REQUIREMENT:
Can you print the data exactly and leave out each image?

■ ■ ■ ■ ■ ■ ■

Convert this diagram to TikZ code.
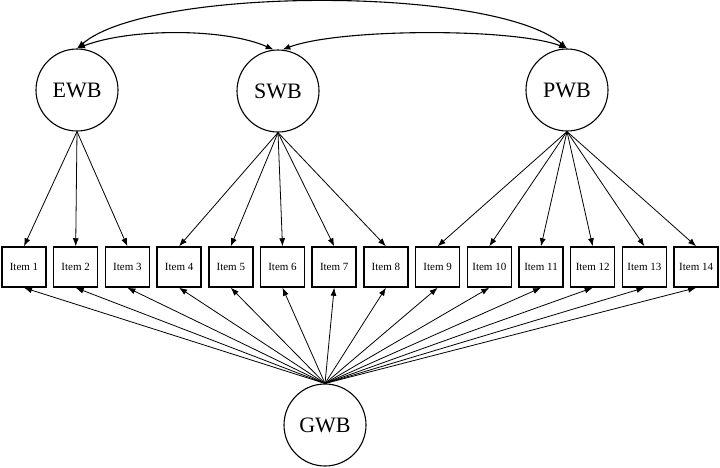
\documentclass[tikz,border=0pt]{standalone}
\usepackage{fontspec}
\setmainfont{Liberation Serif}
\usetikzlibrary{arrows.meta}
\begin{document}
\begin{tikzpicture}[x=1pt,y=-1pt,
  latent/.style={circle,draw,line width=1.1pt,minimum size=82pt,inner sep=0pt,font=\fontsize{22}{24}\selectfont},
  itembox/.style={rectangle,draw,line width=1.5pt,minimum width=44pt,minimum height=40pt,inner sep=0pt,font=\fontsize{11}{12}\selectfont},
  load/.style={-{Latex[length=8pt,width=6pt]},line width=0.8pt},
  cov/.style={{Latex[length=8pt,width=6pt]}-{Latex[length=8pt,width=6pt]},line width=1.1pt}]
\useasboundingbox (0,0) rectangle (720,467);
\node[latent] (ewb) at (77,90) {EWB};
\node[latent] (swb) at (278,91) {SWB};
\node[latent] (pwb) at (567,90) {PWB};
\node[latent] (gwb) at (325,425) {GWB};
\foreach \i in {1,...,14}{
  \node[itembox] (i\i) at ({24+(\i-1)*51.7},267) {Item \i};
}
\foreach \i in {1,2,3}{ \draw[load] (ewb.south) -- (i\i.north); }
\foreach \i in {4,...,8}{ \draw[load] (swb.south) -- (i\i.north); }
\foreach \i in {9,...,14}{ \draw[load] (pwb.south) -- (i\i.north); }
\foreach \i in {1,...,14}{ \draw[load] (gwb.north) -- (i\i.south); }
\draw[cov] (ewb.north) .. controls (150,-14) and (494,-14) .. (pwb.north);
\draw[cov] (ewb.north) .. controls (130,28) and (225,28) .. (swb.96);
\draw[cov] (swb.84) .. controls (340,28) and (515,28) .. (pwb.north);
\end{tikzpicture}
\end{document}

■ ■ ■ ■ ■ ■ ■

OUTPUT:
Convert this diagram to TikZ code.
\documentclass[tikz,border=0pt]{standalone}
\usepackage{fontspec}
\setmainfont{Liberation Serif}
\usetikzlibrary{arrows.meta}
\begin{document}
\begin{tikzpicture}[x=1pt,y=-1pt,
  latent/.style={circle,draw,line width=1.1pt,minimum size=82pt,inner sep=0pt,font=\fontsize{22}{24}\selectfont},
  itembox/.style={rectangle,draw,line width=1.5pt,minimum width=44pt,minimum height=40pt,inner sep=0pt,font=\fontsize{11}{12}\selectfont},
  load/.style={-{Latex[length=8pt,width=6pt]},line width=0.8pt},
  cov/.style={{Latex[length=8pt,width=6pt]}-{Latex[length=8pt,width=6pt]},line width=1.1pt}]
\useasboundingbox (0,0) rectangle (720,467);
\node[latent] (ewb) at (77,90) {EWB};
\node[latent] (swb) at (278,91) {SWB};
\node[latent] (pwb) at (567,90) {PWB};
\node[latent] (gwb) at (325,425) {GWB};
\foreach \i in {1,...,14}{
  \node[itembox] (i\i) at ({24+(\i-1)*51.7},267) {Item \i};
}
\foreach \i in {1,2,3}{ \draw[load] (ewb.south) -- (i\i.north); }
\foreach \i in {4,...,8}{ \draw[load] (swb.south) -- (i\i.north); }
\foreach \i in {9,...,14}{ \draw[load] (pwb.south) -- (i\i.north); }
\foreach \i in {1,...,14}{ \draw[load] (gwb.north) -- (i\i.south); }
\draw[cov] (ewb.north) .. controls (150,-14) and (494,-14) .. (pwb.north);
\draw[cov] (ewb.north) .. controls (130,28) and (225,28) .. (swb.96);
\draw[cov] (swb.84) .. controls (340,28) and (515,28) .. (pwb.north);
\end{tikzpicture}
\end{document}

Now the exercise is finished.